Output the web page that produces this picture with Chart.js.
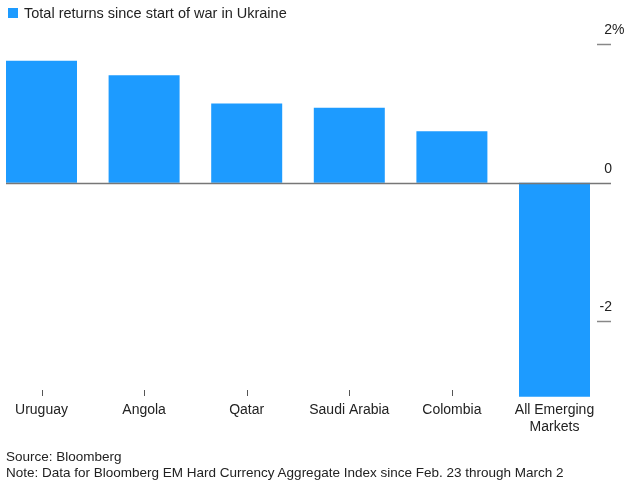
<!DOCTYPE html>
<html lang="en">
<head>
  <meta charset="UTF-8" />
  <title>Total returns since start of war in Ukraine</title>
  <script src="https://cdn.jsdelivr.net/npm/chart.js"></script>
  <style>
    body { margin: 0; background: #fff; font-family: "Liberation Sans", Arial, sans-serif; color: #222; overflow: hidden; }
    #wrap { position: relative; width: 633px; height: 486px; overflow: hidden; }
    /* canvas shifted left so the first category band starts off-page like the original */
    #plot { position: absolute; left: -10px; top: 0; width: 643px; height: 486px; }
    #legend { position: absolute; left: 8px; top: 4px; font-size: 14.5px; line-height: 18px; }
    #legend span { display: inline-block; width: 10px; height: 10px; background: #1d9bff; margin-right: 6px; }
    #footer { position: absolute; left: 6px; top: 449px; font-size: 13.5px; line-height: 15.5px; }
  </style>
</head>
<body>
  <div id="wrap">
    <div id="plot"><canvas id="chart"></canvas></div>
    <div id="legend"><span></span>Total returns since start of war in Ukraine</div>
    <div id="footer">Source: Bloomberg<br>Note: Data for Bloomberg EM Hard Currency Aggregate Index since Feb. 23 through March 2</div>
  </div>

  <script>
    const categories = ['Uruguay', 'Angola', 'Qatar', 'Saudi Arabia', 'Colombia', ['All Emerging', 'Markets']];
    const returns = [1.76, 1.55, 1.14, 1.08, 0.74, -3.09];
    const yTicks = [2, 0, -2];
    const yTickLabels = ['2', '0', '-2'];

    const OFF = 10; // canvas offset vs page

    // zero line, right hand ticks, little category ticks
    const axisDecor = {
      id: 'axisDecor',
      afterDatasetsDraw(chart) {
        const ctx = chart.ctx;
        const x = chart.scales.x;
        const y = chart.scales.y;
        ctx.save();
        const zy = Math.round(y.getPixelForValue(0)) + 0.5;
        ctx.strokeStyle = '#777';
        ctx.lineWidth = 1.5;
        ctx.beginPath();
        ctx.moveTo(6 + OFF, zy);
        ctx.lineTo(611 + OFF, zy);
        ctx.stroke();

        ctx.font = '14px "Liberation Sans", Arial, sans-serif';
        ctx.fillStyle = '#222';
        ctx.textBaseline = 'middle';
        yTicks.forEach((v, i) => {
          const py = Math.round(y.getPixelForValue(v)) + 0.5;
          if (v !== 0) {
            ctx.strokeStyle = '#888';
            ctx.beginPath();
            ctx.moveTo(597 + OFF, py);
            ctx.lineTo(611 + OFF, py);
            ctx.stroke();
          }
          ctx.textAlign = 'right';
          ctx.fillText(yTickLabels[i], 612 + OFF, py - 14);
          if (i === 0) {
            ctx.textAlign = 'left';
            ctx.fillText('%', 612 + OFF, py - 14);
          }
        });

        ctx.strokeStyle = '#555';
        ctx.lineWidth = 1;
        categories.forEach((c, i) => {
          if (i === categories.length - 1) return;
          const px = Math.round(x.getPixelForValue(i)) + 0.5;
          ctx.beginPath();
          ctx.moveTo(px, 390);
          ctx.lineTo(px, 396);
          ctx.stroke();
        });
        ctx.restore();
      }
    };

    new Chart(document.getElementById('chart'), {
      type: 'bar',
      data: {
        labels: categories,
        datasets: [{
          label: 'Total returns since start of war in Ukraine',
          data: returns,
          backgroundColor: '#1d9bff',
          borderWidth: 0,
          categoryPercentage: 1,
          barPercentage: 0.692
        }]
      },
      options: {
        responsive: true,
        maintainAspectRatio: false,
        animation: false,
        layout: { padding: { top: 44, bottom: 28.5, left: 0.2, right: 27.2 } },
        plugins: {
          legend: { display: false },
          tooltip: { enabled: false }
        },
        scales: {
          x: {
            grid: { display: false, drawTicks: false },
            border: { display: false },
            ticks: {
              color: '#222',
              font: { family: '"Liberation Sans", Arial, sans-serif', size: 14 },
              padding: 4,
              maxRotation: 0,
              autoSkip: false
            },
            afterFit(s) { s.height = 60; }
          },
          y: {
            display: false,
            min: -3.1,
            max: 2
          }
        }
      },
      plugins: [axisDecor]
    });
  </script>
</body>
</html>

> **WHAT YOU WILL DO**
List all lines holding the string "page".

> **WRITTEN REPLY**
Output the web page that produces this picture with Chart.js.
    /* canvas shifted left so the first category band starts off-page like the original */
    const OFF = 10; // canvas offset vs page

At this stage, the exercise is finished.